Perhaps you celebrate Christmas Eve night with the children awaiting Santa Claus, in which case I recommend strongly that you foster within them the sense that Santa Claus is Saint Nicholas who bows to and draws all his graces, blessings, joy and his own very existence from the Christ child, who is God himself. Whether you do this, or if you rather choose to have Saint Nicholas visit your house on the Feast Day of Saint Nicholas in early December to fill the children’s stockings, this is the truth of the matter: Saint Nicholas lives indeed. He lives in Christ. He was and is as real as you and I. He is a great saint of the Church, with a feast day celebrated on December 6th. I’ve even prayed with a first class relic of Saint Nicholas! He loved the same Christ that came to us as a tiny Child, and now he lives on in Christ and Christ in him. He is not dead, but more alive now than when he walked the Earth proclaiming the Gospel of Christ Jesus.

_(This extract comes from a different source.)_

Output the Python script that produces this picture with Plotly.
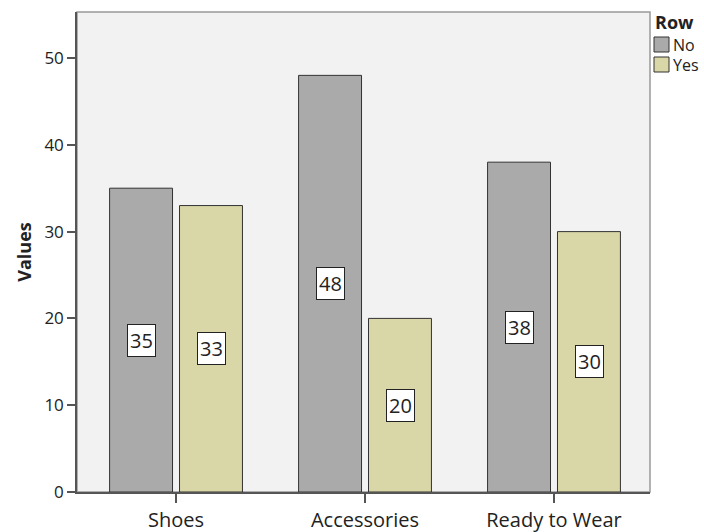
import plotly.graph_objects as go

categories = ["Shoes", "Accessories", "Ready to Wear"]
no_values = [35, 48, 38]
yes_values = [33, 20, 30]
series_names = ["No", "Yes"]
legend_title = "Row"
y_title = "Values"
y_ticks = [0, 10, 20, 30, 40, 50]

col_no = "#aaaaaa"
col_yes = "#d9d6a8"
font_family = "Open Sans"
txt_col = "#222222"

W, H = 704, 532
L, R, T, B = 77, 54, 12, 40
pw, ph = W - L - R, H - T - B

def px_x(p):
    return (p - L) / pw

def px_y(p):
    return (H - B - p) / ph

fig = go.Figure()
for name, vals, col in [(series_names[0], no_values, col_no), (series_names[1], yes_values, col_yes)]:
    fig.add_trace(go.Bar(
        x=categories, y=vals, name=name,
        marker=dict(color=col, line=dict(color="#333333", width=1)),
        showlegend=False, hoverinfo="skip",
    ))

annotations = []
for vals, shift in [(no_values, -35), (yes_values, 35)]:
    for c, v in zip(categories, vals):
        annotations.append(dict(
            x=c, y=v / 2, xref="x", yref="y", text=str(v), showarrow=False,
            xshift=shift, font=dict(family=font_family, size=20, color=txt_col),
            bgcolor="white", bordercolor="#222222", borderwidth=1, borderpad=2,
        ))

# legend (manual, compact like the reference)
annotations.append(dict(x=px_x(653), y=px_y(22), xref="paper", yref="paper",
                        text="<b>" + legend_title + "</b>", showarrow=False,
                        xanchor="left", yanchor="middle",
                        font=dict(family=font_family, size=18, color=txt_col)))
annotations.append(dict(x=px_x(671), y=px_y(45), xref="paper", yref="paper",
                        text=series_names[0], showarrow=False, xanchor="left", yanchor="middle",
                        font=dict(family=font_family, size=16, color=txt_col)))
annotations.append(dict(x=px_x(671), y=px_y(65), xref="paper", yref="paper",
                        text=series_names[1], showarrow=False, xanchor="left", yanchor="middle",
                        font=dict(family=font_family, size=16, color=txt_col)))

shapes = [
    dict(type="rect", xref="paper", yref="paper", x0=0, x1=1, y0=0, y1=1,
         line=dict(color="#999999", width=1.5), layer="below"),
    dict(type="rect", xref="paper", yref="paper", x0=px_x(654), x1=px_x(669),
         y0=px_y(52), y1=px_y(37), fillcolor=col_no, line=dict(color="#333333", width=1)),
    dict(type="rect", xref="paper", yref="paper", x0=px_x(654), x1=px_x(669),
         y0=px_y(72), y1=px_y(57), fillcolor=col_yes, line=dict(color="#333333", width=1)),
]

fig.update_layout(
    width=W, height=H,
    margin=dict(l=L, r=R, t=T, b=B, pad=0),
    paper_bgcolor="white", plot_bgcolor="#f2f2f2",
    barmode="group", bargap=0.26, bargroupgap=0.1,
    annotations=annotations, shapes=shapes,
    font=dict(family=font_family, color=txt_col),
)
fig.update_xaxes(
    type="category", range=[-0.524, 2.508], automargin=False,
    showline=True, linecolor="#555555", linewidth=1.5,
    ticks="outside", ticklen=9, tickwidth=1.5, tickcolor="#555555",
    tickfont=dict(size=20, family=font_family, color=txt_col),
    showgrid=False, zeroline=False,
)
fig.update_yaxes(
    range=[0, 55.3], tickvals=y_ticks, automargin=False,
    showline=True, linecolor="#555555", linewidth=1.5,
    ticks="outside", ticklen=8, tickwidth=1.5, tickcolor="#555555",
    tickfont=dict(size=17, family=font_family, color=txt_col),
    showgrid=False, zeroline=False,
    title=dict(text="<b>" + y_title + "</b>", standoff=8,
               font=dict(size=18, family=font_family, color=txt_col)),
)

fig.write_html("out.html")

As unlikely to some as seems, Santa Claus with his reindeer and elves and a workshop of toys at the North Pole, and the absurd unlikelihood of a sleigh somehow laden with those toys for all the world’s children, the sweeter fact for our souls is that when Christ came, the greatest gift and miracle of all was received by the human race, in a way that seemed impossible. Christ came tearing wide open the Heavens, opening back up eternal life to our fallen race, beginning his redemption of us all from the first moment of his conception, that would not be completed until his Passion, Death, Resurrection and Ascension back to the Father. And now, in this the Age of the Holy Spirit, we, along with the angels and saints, including Saint Nicholas, see anew all the mighty wonders and works that the Lord has done for us, and it is assuredly wonderful in our sight.
Saint Nicholas, Pray for us that we may be made worthy of the promises of Christ!